No dia da partida, o aeroporto estava lotado, mas, para Lewis, tudo ao redor parecia em câmera lenta. Alex e Nick estavam ao seu lado, tentando distraí-lo e impedir que mergulhasse em pensamentos sombrios. Ambos sabiam que aquele momento marcava o fim de uma era e o início de um novo capítulo que ele estava disposto a enfrentar.
Nick sorriu e, tentando aliviar o clima, deu um leve empurrão em Lewis.
— Quando você voltar, a gente sai pra comer qualquer coisa. Nada de esquecer da gente, ouviu?
Lewis sorriu em meio às lágrimas, a expressão suave e, pela primeira vez em muito tempo, aliviada.
— Obrigado por não terem desistido de mim, mesmo sendo tão insuportável.
— Insuportável? — Nick balançou a cabeça, rindo. — Acho que eu é que fui insistente demais. Mas alguém precisava fazer o trabalho sujo, né?
Os três riram juntos, uma risada leve, carregada de esperança. Eles se despediram com acenos e promessas silenciosas.
Enquanto Lewis caminhava, sentiu o peso do que deixava para trás, mas também uma nova determinação. Ao lado de Samanta e Daniel, dirigiu-se ao portão de embarque, levando consigo as cicatrizes da dor, mas também uma força renovada.
Ele sentia orgulho de si mesmo. Fora levado ao limite, enfrentara horrores inimagináveis.
Mas sobreviveu.
Não precisava mais ser o bom garoto que aprendera a ser para evitar a dor.
Ele podia ser ele mesmo.
Porque Lewis estava vivo. Não Edward.
E Edward nunca mais poderia machucá-lo.
Limpou as lágrimas e inspirou profundamente, olhando para o horizonte além do aeroporto.

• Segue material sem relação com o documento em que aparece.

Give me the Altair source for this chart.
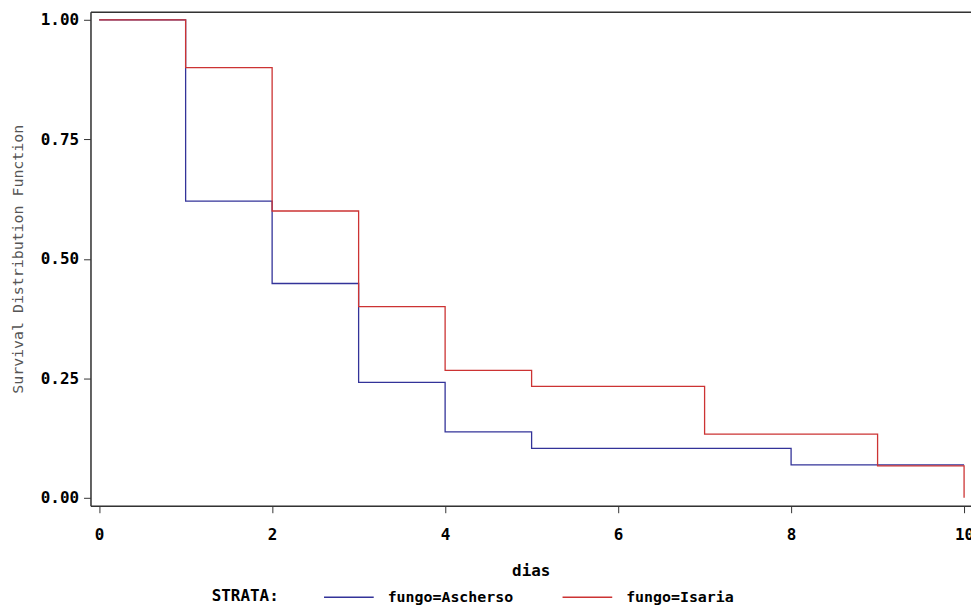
import altair as alt
import pandas as pd

# Kaplan-Meier survival estimates
strata = ["fungo=Ascherso", "fungo=Isaria"]
days_asch = [0, 1, 2, 3, 4, 5, 8, 10]
surv_asch = [1.0, 0.6207, 0.4483, 0.2414, 0.1379, 0.1034, 0.0690, 0.0690]
days_isa = [0, 1, 2, 3, 4, 5, 7, 9, 10]
surv_isa = [1.0, 0.90, 0.60, 0.40, 0.2667, 0.2333, 0.1333, 0.0667, 0.0]

x_ticks = [0, 2, 4, 6, 8, 10]
y_ticks = [0.0, 0.25, 0.50, 0.75, 1.0]
colors = ["#333399", "#CC3333"]

rows = []
for d, s in zip(days_asch, surv_asch):
    rows.append({"dias": d, "surv": s, "strata": strata[0]})
for d, s in zip(days_isa, surv_isa):
    rows.append({"dias": d, "surv": s, "strata": strata[1]})
df = pd.DataFrame(rows)

font = "DejaVu Sans Mono"

xscale = alt.Scale(domain=[-0.1, 10.08], nice=False, zero=False)
yscale = alt.Scale(domain=[-0.0166, 1.0166], nice=False, zero=False)

yaxis = alt.Axis(
    values=y_ticks, format=".2f", title="Survival Distribution Function",
    labelFont=font, labelFontSize=16, labelFontWeight="bold", labelColor="#000",
    titleFont=font, titleFontSize=15, titleFontWeight="normal", titleColor="#555",
    titlePadding=15, labelPadding=5, tickSize=7, tickColor="#333",
    domainColor="#333", domainWidth=1.5, grid=False,
)

lines = alt.Chart(df).mark_line(interpolate="step-after", strokeWidth=1.3).encode(
    x=alt.X("dias:Q", scale=xscale, axis=alt.Axis(
        values=x_ticks, format="d", title="dias",
        labelFont=font, labelFontSize=16, labelFontWeight="bold", labelColor="#000",
        titleFont=font, titleFontSize=16, titleFontWeight="bold", titleColor="#000",
        labelPadding=14, titlePadding=20, tickSize=7, tickColor="#333",
        domainColor="#333", domainWidth=1.5, grid=False,
    )),
    y=alt.Y("surv:Q", scale=yscale, axis=yaxis),
    color=alt.Color("strata:N", scale=alt.Scale(domain=strata, range=colors),
                    legend=alt.Legend(
                        title="STRATA:", orient="none", legendX=122, legendY=563,
                        direction="horizontal", titleOrient="left",
                        titleBaseline="top", titleAnchor="middle",
                        symbolType="stroke", symbolSize=2500, symbolStrokeWidth=1.5,
                        labelFont=font, labelFontSize=15, labelFontWeight="bold", labelColor="#000",
                        titleFont=font, titleFontSize=16, titleFontWeight="bold", titleColor="#000",
                        titlePadding=44, labelOffset=13, columnPadding=46,
                    )),
)

top = alt.Chart(df).mark_line(opacity=0).encode(
    x=alt.X("dias:Q", scale=xscale, axis=alt.Axis(
        orient="top", labels=False, ticks=False, title=None, grid=False,
        domainColor="#333", domainWidth=1.5)),
    y=alt.Y("surv:Q", scale=yscale, axis=yaxis),
)

chart = alt.layer(lines, top).resolve_axis(x="independent").properties(
    width=886, height=497,
    autosize=alt.AutoSizeParams(type="none"),
    padding={"left": 83, "top": 2, "right": 0, "bottom": 98},
).configure_view(stroke=None).configure(background="white")

chart.save("out.html", embed_options={"renderer": "svg", "actions": False})
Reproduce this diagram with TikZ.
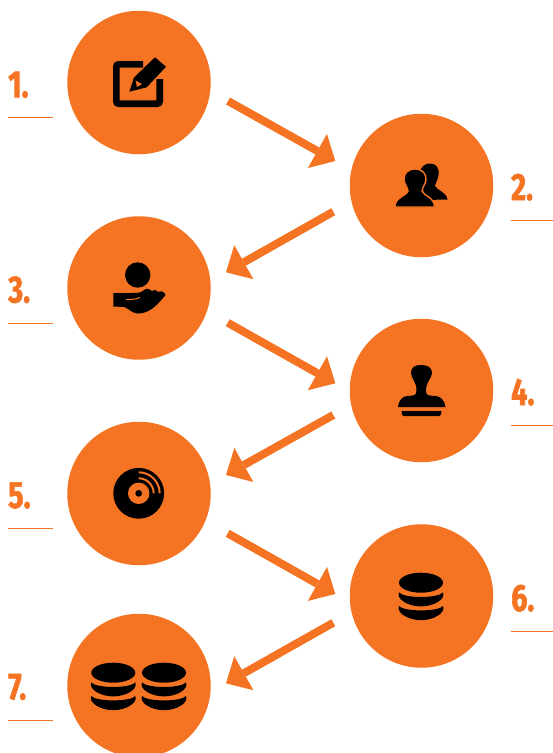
\documentclass[tikz,border=0pt]{standalone}
\usepackage{fontspec}
\usetikzlibrary{arrows.meta,calc}
\newfontfamily\numfont[FakeStretch=0.76,FakeBold=1.6]{Fira Sans Bold}
\definecolor{brand}{HTML}{F57423}
\tikzset{
  stage/.style={circle,fill=brand,minimum size=143.5pt,inner sep=0pt,outer sep=0pt},
  flow/.style={draw=brand,line width=8pt,-{Triangle[length=20.5pt,width=39pt,line width=0pt,fill=brand]}},
  num/.style={anchor=base west,inner sep=0pt,text=brand,font=\numfont\fontsize{38}{38}\selectfont},
  rulel/.style={draw=brand,line width=0.9pt},
  dbstack/.pic={
    \fill[black] (0,-13.3) ellipse[x radius=22,y radius=10];
    \fill[black] (-22,-3.6) .. controls (-20,-0.8) and (-10,1) .. (0,1) .. controls (10,1) and (20,-0.8) .. (22,-3.6)
       .. controls (25,3) and (13,10.4) .. (0,10.4) .. controls (-13,10.4) and (-25,3) .. (-22,-3.6) -- cycle;
    \fill[black] (-22,10) .. controls (-20,12.8) and (-10,14.4) .. (0,14.4) .. controls (10,14.4) and (20,12.8) .. (22,10)
       .. controls (25,16.5) and (13,24.2) .. (0,24.2) .. controls (-13,24.2) and (-25,16.5) .. (-22,10) -- cycle;
  }
}
\begin{document}
\begin{tikzpicture}[x=1pt,y=-1pt]
\useasboundingbox (0,0) rectangle (553,753);
\clip (0,0) rectangle (553,753);
% stages
\node[stage] (n1) at (139,82.5) {};
\node[stage] (n2) at (421.5,185.5) {};
\node[stage] (n3) at (139,288) {};
\node[stage] (n4) at (421.5,390.5) {};
\node[stage] (n5) at (139,493.5) {};
\node[stage] (n6) at (421.5,596) {};
\node[stage] (n7) at (139,685.5) {};
% connectors
\coordinate (t1) at ($(n1)+(89,18.5)$);   \coordinate (h1) at ($(n2)+(-86.2,-24.5)$);
\coordinate (t2) at ($(n2)+(-88.2,26.2)$);\coordinate (h2) at ($(n3)+(87,-15.7)$);
\coordinate (t3) at ($(n3)+(88.7,34.7)$); \coordinate (h3) at ($(n4)+(-86.2,-7.2)$);
\coordinate (t4) at ($(n4)+(-88.2,24.5)$);\coordinate (h4) at ($(n5)+(87,-18.5)$);
\coordinate (t5) at ($(n5)+(88.7,39.8)$); \coordinate (h5) at ($(n6)+(-86.2,-2)$);
\coordinate (t6) at ($(n6)+(-88.2,26.7)$);\coordinate (h6) at ($(n7)+(87,-2.2)$);
\draw[flow] (t1) -- (h1);
\draw[flow] (t2) -- (h2);
\draw[flow] (t3) -- (h3);
\draw[flow] (t4) -- (h4);
\draw[flow] (t5) -- (h5);
\draw[flow] (t6) -- (h6);
% labels
\node[num] (l1) at (8,97.3) {1.};
\node[num] (l2) at (511,200) {2.};
\node[num] (l3) at (8,302.5) {3.};
\node[num] (l4) at (511,405) {4.};
\node[num] (l5) at (8,508) {5.};
\node[num] (l6) at (511,611) {6.};
\node[num] (l7) at (8,699.5) {7.};
% rules
\draw[rulel] (8.3,117.5) -- (53,117.5);
\draw[rulel] (8.3,323) -- (53,323);
\draw[rulel] (8.3,528.5) -- (53,528.5);
\draw[rulel] (8.3,720.3) -- (53,720.3);
\draw[rulel] (510.5,220.3) -- (553,220.3);
\draw[rulel] (510.5,425.7) -- (553,425.7);
\draw[rulel] (510.5,631) -- (553,631);
% icon 1: pencil and frame
\draw[black,line width=6.6pt,rounded corners=2.5pt] (143,64.3) -- (116.3,64.3) -- (116.3,103.7) -- (159.7,103.7) -- (159.7,79);
\fill[black] (129.3,91.7) -- (134,77.5) -- (155,57.3) -- (166,66.7) -- (146.7,87.3) -- cycle;
\fill[brand] (135.5,80.5) -- (142,84) -- (137,87) -- cycle;
% icon 2: two people
\fill[black] (430,163.5) .. controls (436.5,163.5) and (439.5,168.5) .. (438.5,175) .. controls (438,179) and (435.5,183) .. (435,186)
  .. controls (436.5,190) and (446.5,192) .. (447.5,199.5) -- (425,200) -- (420,172) .. controls (421,166.5) and (425,163.5) .. (430,163.5) -- cycle;
\fill[black,draw=brand,line width=1.4pt] (415,169) .. controls (422.5,169) and (426.5,174) .. (426,180) .. controls (425.5,184) and (422.5,187) .. (422,191)
  .. controls (423.5,196) and (434.5,197) .. (434.5,207) -- (395,207) .. controls (395,197) and (406.5,196) .. (408,191)
  .. controls (407.5,187) and (404.5,184) .. (404,180) .. controls (403.5,174) and (407.5,169) .. (415,169) -- cycle;
% icon 3: hand with a ball
\fill[black] (137.7,275) circle[radius=12.7];
\fill[black] (113.3,293) -- (133,293) .. controls (137,293) and (141,293) .. (144,290)
  .. controls (147,287.5) and (150,289) .. (152,291) .. controls (155,289.5) and (157,290) .. (158,292)
  .. controls (161,290.5) and (164.5,291.5) .. (165.5,295) .. controls (158,304) and (150,314) .. (137,313.5)
  .. controls (131,312.5) and (128,308) .. (124,307) -- (113.3,306.5) -- cycle;
\draw[brand,line width=1pt] (126,299.5) .. controls (131,299.5) and (136,299.5) .. (140,297.5);
% icon 4: stamp
\fill[black] (421,365) .. controls (427,365) and (432,367) .. (432,373) .. controls (432,378) and (426,382) .. (426,390)
  .. controls (426,396) and (428,395.5) .. (436,396) .. controls (441,396.5) and (445,401) .. (445.5,407)
  -- (398,407) .. controls (398.5,401) and (402,396.5) .. (407,396) .. controls (414,395.5) and (416.5,396) .. (416.5,390)
  .. controls (416.5,382) and (411,378) .. (411,373) .. controls (411,367) and (415,365) .. (421,365) -- cycle;
\fill[black] (401.5,411) -- (441.5,411) -- (441,414) .. controls (440.8,415.5) and (440,416) .. (438.5,416)
  -- (404.5,416) .. controls (403,416) and (402.2,415.5) .. (402,414) -- cycle;
% icon 5: disc
\fill[black] (138.7,493.3) circle[radius=25.4];
\fill[brand] (138.7,493.3) circle[radius=10.7];
\fill[black] (138.7,493.3) circle[radius=3.4];
\draw[brand,line width=2pt] (138.7,478.3) arc[start angle=-90,end angle=0,radius=15];
\draw[brand,line width=2pt] (138.7,472.3) arc[start angle=-90,end angle=0,radius=21];
% icons 6 and 7: data stacks
\pic at (421,596) {dbstack};
\pic at (113.3,686) {dbstack};
\pic at (164,686) {dbstack};
\end{tikzpicture}
\end{document}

Por mais que o passado ainda o assombrasse, estava decidido a dar uma nova chance a si mesmo.
O trauma o acompanharia, mas ele aprenderia a viver com ele, a superar um dia de cada vez.
O futuro não seria fácil, mas ele estava disposto a enfrentá-lo.
E ali, naquele aeroporto, prometeu a si mesmo que aproveitaria essa nova oportunidade.
Por todas as dores que suportou, ele viveria. Por inteiro. E em paz.